I'm benchmarking a library against ARMv8 machines. I have four Cortex-A53 dev-boards, and our NEON intrinsics implementation outperforms the C/C++ implementation by about 30%. This is expected.
The GCC compile farm offers a Softiron Overdrive 1000. Its a Cortex-A57 server board, and the C/C++ code outperforms the intrinsics implementation by a factor of 50%. This was surprising.
We'd like to use our NEON implementation for A-53, but use the C/C++ implementation for the A57. We have code that can make runtime feature selections, like HasNEON(), HasCRC(), HasAES() and HasSHA(). We don't have anything for the architecture, like A53 vs A57.
My question is, how do we detect an A53 vs A57 at runtime?
We have similar code for x86 code paths for the P4 processor.
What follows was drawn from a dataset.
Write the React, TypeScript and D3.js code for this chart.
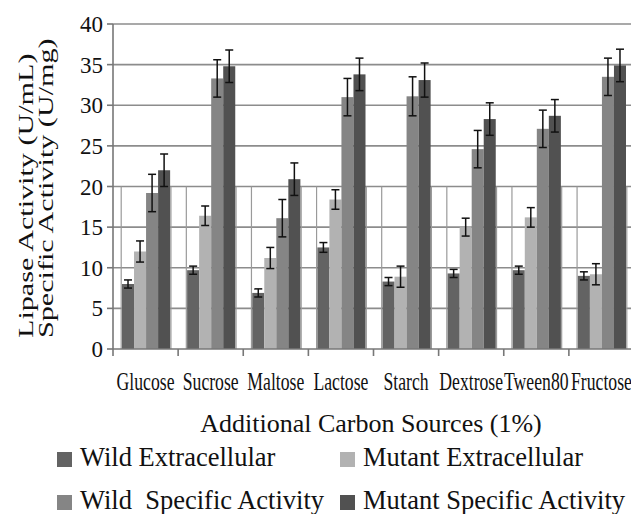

The P4 has some slow word operations. We detect the P4 by checking CPUID bits, but ARM systems are different. ARM systems the CPUID-like instruction is reading a MSR, and it usually requires a higher privilege level (EL1 or above).
If interested, the Cortex-A57 is slower for a particular hash algorithm because it relies heavily on shifts, rotates and xors. The A57 Optimization guide tells us shifts and rotates are more expensive. It takes 4 or 5 cycle in the ASIMD coprocessor for the shift, and only the F1 pipe can perform the operation (per section 3.14).
It could also be the Cortex-A53 has the same penalty, and its integer unit is slower so non-NEON code does not outperform the NEON code.